## [Source data]

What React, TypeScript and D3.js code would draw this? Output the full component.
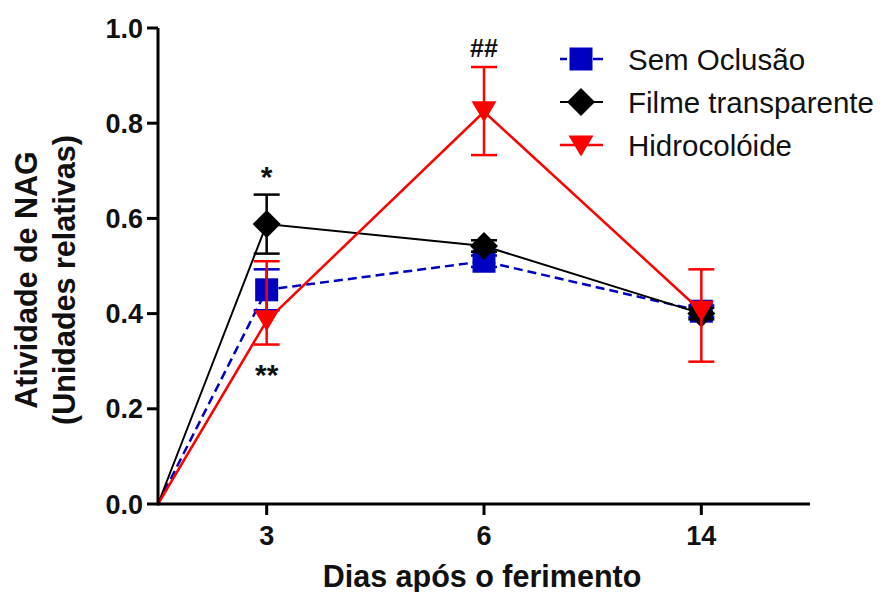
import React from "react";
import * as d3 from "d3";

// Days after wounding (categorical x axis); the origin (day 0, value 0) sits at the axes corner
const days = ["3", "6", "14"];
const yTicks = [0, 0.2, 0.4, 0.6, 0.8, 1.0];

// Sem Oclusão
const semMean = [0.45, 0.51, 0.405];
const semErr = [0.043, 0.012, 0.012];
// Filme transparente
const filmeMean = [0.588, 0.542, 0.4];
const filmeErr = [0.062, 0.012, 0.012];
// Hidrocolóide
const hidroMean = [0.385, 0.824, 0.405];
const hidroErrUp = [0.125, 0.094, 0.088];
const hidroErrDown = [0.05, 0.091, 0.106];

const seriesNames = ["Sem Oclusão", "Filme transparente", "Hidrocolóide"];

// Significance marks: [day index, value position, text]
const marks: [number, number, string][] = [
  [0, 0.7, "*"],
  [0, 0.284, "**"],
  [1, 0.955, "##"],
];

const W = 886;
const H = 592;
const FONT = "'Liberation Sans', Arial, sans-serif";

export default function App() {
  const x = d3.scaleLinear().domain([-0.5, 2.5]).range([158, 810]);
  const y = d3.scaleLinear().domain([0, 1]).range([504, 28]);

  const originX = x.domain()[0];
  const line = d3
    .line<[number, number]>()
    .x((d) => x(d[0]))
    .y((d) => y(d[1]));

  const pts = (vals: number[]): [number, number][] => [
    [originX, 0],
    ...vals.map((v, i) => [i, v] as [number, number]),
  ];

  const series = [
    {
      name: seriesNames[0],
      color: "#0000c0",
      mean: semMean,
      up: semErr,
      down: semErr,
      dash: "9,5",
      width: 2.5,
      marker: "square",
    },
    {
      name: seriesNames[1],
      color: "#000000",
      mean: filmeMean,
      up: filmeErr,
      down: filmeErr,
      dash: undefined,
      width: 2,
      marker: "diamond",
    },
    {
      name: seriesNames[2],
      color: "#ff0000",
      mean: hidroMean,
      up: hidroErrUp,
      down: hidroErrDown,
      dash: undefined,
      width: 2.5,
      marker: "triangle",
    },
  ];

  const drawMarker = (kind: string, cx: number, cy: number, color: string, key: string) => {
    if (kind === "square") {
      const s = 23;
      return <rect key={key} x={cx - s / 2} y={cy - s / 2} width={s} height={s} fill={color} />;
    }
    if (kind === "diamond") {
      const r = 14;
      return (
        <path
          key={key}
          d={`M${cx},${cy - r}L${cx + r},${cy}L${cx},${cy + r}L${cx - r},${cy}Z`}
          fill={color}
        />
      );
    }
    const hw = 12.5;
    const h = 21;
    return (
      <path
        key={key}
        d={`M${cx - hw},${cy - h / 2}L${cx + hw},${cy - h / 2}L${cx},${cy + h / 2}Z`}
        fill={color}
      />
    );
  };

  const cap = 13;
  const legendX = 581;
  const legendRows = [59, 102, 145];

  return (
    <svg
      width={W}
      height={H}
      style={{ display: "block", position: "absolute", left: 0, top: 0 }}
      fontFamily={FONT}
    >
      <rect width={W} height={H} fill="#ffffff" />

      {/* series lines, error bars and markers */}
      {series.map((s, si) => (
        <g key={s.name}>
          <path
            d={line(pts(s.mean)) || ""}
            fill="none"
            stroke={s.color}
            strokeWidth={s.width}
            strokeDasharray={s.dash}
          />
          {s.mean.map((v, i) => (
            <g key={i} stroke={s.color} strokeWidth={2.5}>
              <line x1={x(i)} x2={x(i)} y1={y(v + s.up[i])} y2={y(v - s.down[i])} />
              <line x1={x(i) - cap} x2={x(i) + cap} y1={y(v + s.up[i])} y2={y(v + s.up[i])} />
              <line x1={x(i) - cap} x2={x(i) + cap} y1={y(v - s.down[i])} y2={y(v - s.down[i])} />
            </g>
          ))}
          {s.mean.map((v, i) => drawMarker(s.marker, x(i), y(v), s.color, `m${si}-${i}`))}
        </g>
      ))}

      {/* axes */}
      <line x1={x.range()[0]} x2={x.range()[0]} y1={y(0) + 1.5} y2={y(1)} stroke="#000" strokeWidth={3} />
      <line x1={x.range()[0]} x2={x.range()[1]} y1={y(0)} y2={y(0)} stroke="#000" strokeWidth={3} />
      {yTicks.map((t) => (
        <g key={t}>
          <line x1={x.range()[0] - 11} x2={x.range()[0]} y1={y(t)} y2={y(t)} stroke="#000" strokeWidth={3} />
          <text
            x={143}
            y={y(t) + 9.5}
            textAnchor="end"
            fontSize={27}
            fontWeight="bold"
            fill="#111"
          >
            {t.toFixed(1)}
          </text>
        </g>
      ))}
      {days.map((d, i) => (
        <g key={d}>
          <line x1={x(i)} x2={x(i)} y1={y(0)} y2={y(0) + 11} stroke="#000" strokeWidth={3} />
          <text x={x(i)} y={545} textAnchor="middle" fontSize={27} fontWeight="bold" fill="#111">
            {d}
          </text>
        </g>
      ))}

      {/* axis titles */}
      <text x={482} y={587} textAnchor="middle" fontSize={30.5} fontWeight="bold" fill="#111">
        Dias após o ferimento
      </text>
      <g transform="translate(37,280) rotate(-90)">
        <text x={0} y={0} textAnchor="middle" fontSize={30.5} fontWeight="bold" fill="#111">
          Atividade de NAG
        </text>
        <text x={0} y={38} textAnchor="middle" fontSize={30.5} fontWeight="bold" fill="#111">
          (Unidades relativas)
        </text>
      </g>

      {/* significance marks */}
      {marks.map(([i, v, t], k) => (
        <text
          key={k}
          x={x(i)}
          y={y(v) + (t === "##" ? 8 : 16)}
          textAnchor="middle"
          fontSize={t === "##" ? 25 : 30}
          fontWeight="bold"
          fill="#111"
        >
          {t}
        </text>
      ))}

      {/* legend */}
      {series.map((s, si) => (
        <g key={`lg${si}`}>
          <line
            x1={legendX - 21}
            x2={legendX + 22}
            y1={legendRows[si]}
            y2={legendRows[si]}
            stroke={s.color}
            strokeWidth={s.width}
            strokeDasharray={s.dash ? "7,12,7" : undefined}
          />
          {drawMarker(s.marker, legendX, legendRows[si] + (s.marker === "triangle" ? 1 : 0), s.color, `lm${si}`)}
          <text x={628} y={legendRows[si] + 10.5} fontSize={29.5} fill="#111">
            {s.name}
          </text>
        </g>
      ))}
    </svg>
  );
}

## [What to work on]
Copy each line in full and exactly, omitting any picture.

## [Result below]
What React, TypeScript and D3.js code would draw this? Output the full component.
import React from "react";
import * as d3 from "d3";

// Days after wounding (categorical x axis); the origin (day 0, value 0) sits at the axes corner
const days = ["3", "6", "14"];
const yTicks = [0, 0.2, 0.4, 0.6, 0.8, 1.0];

// Sem Oclusão
const semMean = [0.45, 0.51, 0.405];
const semErr = [0.043, 0.012, 0.012];
// Filme transparente
const filmeMean = [0.588, 0.542, 0.4];
const filmeErr = [0.062, 0.012, 0.012];
// Hidrocolóide
const hidroMean = [0.385, 0.824, 0.405];
const hidroErrUp = [0.125, 0.094, 0.088];
const hidroErrDown = [0.05, 0.091, 0.106];

const seriesNames = ["Sem Oclusão", "Filme transparente", "Hidrocolóide"];

// Significance marks: [day index, value position, text]
const marks: [number, number, string][] = [
  [0, 0.7, "*"],
  [0, 0.284, "**"],
  [1, 0.955, "##"],
];

const W = 886;
const H = 592;
const FONT = "'Liberation Sans', Arial, sans-serif";

export default function App() {
  const x = d3.scaleLinear().domain([-0.5, 2.5]).range([158, 810]);
  const y = d3.scaleLinear().domain([0, 1]).range([504, 28]);

  const originX = x.domain()[0];
  const line = d3
    .line<[number, number]>()
    .x((d) => x(d[0]))
    .y((d) => y(d[1]));

  const pts = (vals: number[]): [number, number][] => [
    [originX, 0],
    ...vals.map((v, i) => [i, v] as [number, number]),
  ];

  const series = [
    {
      name: seriesNames[0],
      color: "#0000c0",
      mean: semMean,
      up: semErr,
      down: semErr,
      dash: "9,5",
      width: 2.5,
      marker: "square",
    },
    {
      name: seriesNames[1],
      color: "#000000",
      mean: filmeMean,
      up: filmeErr,
      down: filmeErr,
      dash: undefined,
      width: 2,
      marker: "diamond",
    },
    {
      name: seriesNames[2],
      color: "#ff0000",
      mean: hidroMean,
      up: hidroErrUp,
      down: hidroErrDown,
      dash: undefined,
      width: 2.5,
      marker: "triangle",
    },
  ];

  const drawMarker = (kind: string, cx: number, cy: number, color: string, key: string) => {
    if (kind === "square") {
      const s = 23;
      return <rect key={key} x={cx - s / 2} y={cy - s / 2} width={s} height={s} fill={color} />;
    }
    if (kind === "diamond") {
      const r = 14;
      return (
        <path
          key={key}
          d={`M${cx},${cy - r}L${cx + r},${cy}L${cx},${cy + r}L${cx - r},${cy}Z`}
          fill={color}
        />
      );
    }
    const hw = 12.5;
    const h = 21;
    return (
      <path
        key={key}
        d={`M${cx - hw},${cy - h / 2}L${cx + hw},${cy - h / 2}L${cx},${cy + h / 2}Z`}
        fill={color}
      />
    );
  };

  const cap = 13;
  const legendX = 581;
  const legendRows = [59, 102, 145];

  return (
    <svg
      width={W}
      height={H}
      style={{ display: "block", position: "absolute", left: 0, top: 0 }}
      fontFamily={FONT}
    >
      <rect width={W} height={H} fill="#ffffff" />

      {/* series lines, error bars and markers */}
      {series.map((s, si) => (
        <g key={s.name}>
          <path
            d={line(pts(s.mean)) || ""}
            fill="none"
            stroke={s.color}
            strokeWidth={s.width}
            strokeDasharray={s.dash}
          />
          {s.mean.map((v, i) => (
            <g key={i} stroke={s.color} strokeWidth={2.5}>
              <line x1={x(i)} x2={x(i)} y1={y(v + s.up[i])} y2={y(v - s.down[i])} />
              <line x1={x(i) - cap} x2={x(i) + cap} y1={y(v + s.up[i])} y2={y(v + s.up[i])} />
              <line x1={x(i) - cap} x2={x(i) + cap} y1={y(v - s.down[i])} y2={y(v - s.down[i])} />
            </g>
          ))}
          {s.mean.map((v, i) => drawMarker(s.marker, x(i), y(v), s.color, `m${si}-${i}`))}
        </g>
      ))}

      {/* axes */}
      <line x1={x.range()[0]} x2={x.range()[0]} y1={y(0) + 1.5} y2={y(1)} stroke="#000" strokeWidth={3} />
      <line x1={x.range()[0]} x2={x.range()[1]} y1={y(0)} y2={y(0)} stroke="#000" strokeWidth={3} />
      {yTicks.map((t) => (
        <g key={t}>
          <line x1={x.range()[0] - 11} x2={x.range()[0]} y1={y(t)} y2={y(t)} stroke="#000" strokeWidth={3} />
          <text
            x={143}
            y={y(t) + 9.5}
            textAnchor="end"
            fontSize={27}
            fontWeight="bold"
            fill="#111"
          >
            {t.toFixed(1)}
          </text>
        </g>
      ))}
      {days.map((d, i) => (
        <g key={d}>
          <line x1={x(i)} x2={x(i)} y1={y(0)} y2={y(0) + 11} stroke="#000" strokeWidth={3} />
          <text x={x(i)} y={545} textAnchor="middle" fontSize={27} fontWeight="bold" fill="#111">
            {d}
          </text>
        </g>
      ))}

      {/* axis titles */}
      <text x={482} y={587} textAnchor="middle" fontSize={30.5} fontWeight="bold" fill="#111">
        Dias após o ferimento
      </text>
      <g transform="translate(37,280) rotate(-90)">
        <text x={0} y={0} textAnchor="middle" fontSize={30.5} fontWeight="bold" fill="#111">
          Atividade de NAG
        </text>
        <text x={0} y={38} textAnchor="middle" fontSize={30.5} fontWeight="bold" fill="#111">
          (Unidades relativas)
        </text>
      </g>

      {/* significance marks */}
      {marks.map(([i, v, t], k) => (
        <text
          key={k}
          x={x(i)}
          y={y(v) + (t === "##" ? 8 : 16)}
          textAnchor="middle"
          fontSize={t === "##" ? 25 : 30}
          fontWeight="bold"
          fill="#111"
        >
          {t}
        </text>
      ))}

      {/* legend */}
      {series.map((s, si) => (
        <g key={`lg${si}`}>
          <line
            x1={legendX - 21}
            x2={legendX + 22}
            y1={legendRows[si]}
            y2={legendRows[si]}
            stroke={s.color}
            strokeWidth={s.width}
            strokeDasharray={s.dash ? "7,12,7" : undefined}
          />
          {drawMarker(s.marker, legendX, legendRows[si] + (s.marker === "triangle" ? 1 : 0), s.color, `lm${si}`)}
          <text x={628} y={legendRows[si] + 10.5} fontSize={29.5} fill="#111">
            {s.name}
          </text>
        </g>
      ))}
    </svg>
  );
}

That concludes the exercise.